Roofing and Exterior Care for Cordata Homes
Cordata sits on the north side of Bellingham, close enough to the water and the low-lying wetlands around it that homes here deal with a specific mix of weather stress. It's not the same as a house up on a sunny hillside a few miles away. Between the marine air rolling in off Bellingham Bay, the long stretches of drizzle that settle in for days at a time, and the shade cover from mature trees in a lot of the neighborhood's yards, roofs and siding here take on moisture in ways that shorten their working life if nobody's paying attention. We've worked on homes throughout this part of Whatcom County long enough to know what that combination does to a house over ten or twenty years, and we build our approach around it.
Bellingham Roofing Co handles roofing, siding, windows, and decks.

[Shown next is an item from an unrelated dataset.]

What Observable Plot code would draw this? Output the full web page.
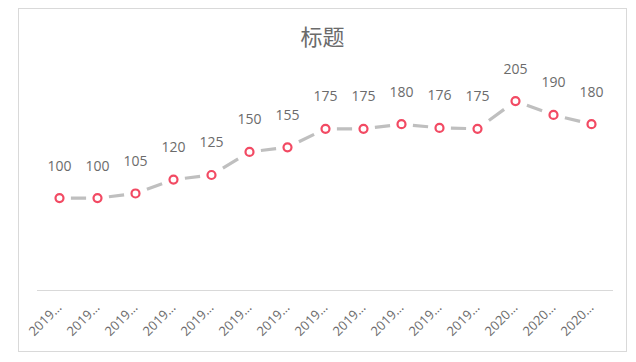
<!DOCTYPE html>
<html>
<head>
<meta charset="utf-8">
<script src="https://cdn.jsdelivr.net/npm/d3@7"></script>
<script src="https://cdn.jsdelivr.net/npm/@observablehq/plot@0.6"></script>
<style>
  html, body { margin: 0; padding: 0; background: #fff; }
  #frame {
    position: absolute; left: 18px; top: 8px;
    width: 607px; height: 342px;
    border: 1px solid #d9d9d9; background: #fff;
  }
  #title {
    height: 38px; padding-top: 0; box-sizing: border-box;
    text-align: center; font-family: "Noto Sans CJK SC", sans-serif;
    font-size: 22px; line-height: 52px; color: #6b6b6b;
  }
  #chart svg { display: block; }
</style>
</head>
<body>
<div id="frame">
  <div id="title">标题</div>
  <div id="chart"></div>
</div>
<script>
const tickLabels = ["2019…","2019…","2019…","2019…","2019…","2019…","2019…","2019…","2019…","2019…","2019…","2019…","2020…","2020…","2020…"];
const values = [100, 100, 105, 120, 125, 150, 155, 175, 175, 180, 176, 175, 205, 190, 180];

const idx = values.map((_, i) => i);
const points = values.map((v, i) => ({i, v}));
const segs = values.slice(1).map((v, k) => ({i1: k, v1: values[k], i2: k + 1, v2: v}));

const chart = Plot.plot({
  width: 607,
  height: 304,
  marginLeft: 18,
  marginRight: 13,
  marginTop: 12,
  marginBottom: 61,
  style: {fontFamily: "'Open Sans', 'Noto Sans CJK SC', sans-serif", background: "#fff"},
  x: {type: "point", domain: idx, padding: 0.5, label: null},
  y: {domain: [0, 250], axis: null},
  marks: [
    Plot.ruleY([0], {stroke: "#d9d9d9", strokeWidth: 1}),
    Plot.axisX({tickSize: 0, tickRotate: -45, tickPadding: 15, fontSize: 13, fill: "#6b6b6b", label: null,
      tickFormat: i => tickLabels[i]}),
    Plot.link(segs, {x1: "i1", y1: "v1", x2: "i2", y2: "v2", stroke: "#bfbfbf", strokeWidth: 3.2,
      strokeLinecap: "butt", className: "seglinks"}),
    Plot.dot(points, {x: "i", y: "v", r: 4, stroke: "#f24a63", strokeWidth: 2.2, fill: "#fff"}),
    Plot.text(points, {x: "i", y: "v", text: d => String(d.v), dy: -32, fontSize: 14, fill: "#6b6b6b"})
  ]
});
// dash pattern per segment: one centered dash
d3.select(chart).selectAll(".seglinks path")
  .attr("pathLength", 100)
  .attr("stroke-dasharray", "0,30,40,100");
document.getElementById("chart").appendChild(chart);
</script>
</body>
</html>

We mention all four because on a lot of Cordata properties, these systems aren't separate problems — they're one weather envelope. A roof that's shedding water poorly will eventually show up as a siding or trim issue. A deck built without the right flashing at the ledger board will rot the band joist behind it. We look at the whole exterior, not just the piece you called about.

What the Cordata Climate Actually Does to a House
Salt Air and Corrosion
Being close to Bellingham Bay means airborne salt is a real factor, even a few miles inland. Salt-laden moisture accelerates corrosion on exposed metal — fasteners, flashing, gutter hardware, and any lower-grade hardware used in siding or trim installation. Over years, this is the kind of thing that causes small failures (a rusted nail head, a corroded flashing seam) that let water in long before anyone notices a leak inside the house.
Driving Rain
Whatcom County doesn't just get a lot of rain — a good portion of it comes in sideways during fall and winter storms, driven by wind off the Strait. Driving rain finds every weak point in a building envelope: undersized roof overhangs, poorly lapped siding, window flanges that weren't sealed correctly. A roof or siding job that would hold up fine in a calmer climate can fail here specifically because of wind-driven moisture intrusion.
Moss and Shade
Cordata has plenty of mature tree cover, which is part of what makes it a nice place to live, but shaded, moisture-retaining roof surfaces are exactly what moss wants. Once moss establishes on a roof, it holds water against the shingles far longer than the surface would otherwise stay wet, and it can work its way under shingle tabs and lift them. Left unchecked over a full moss season, this shortens the life of an otherwise sound roof.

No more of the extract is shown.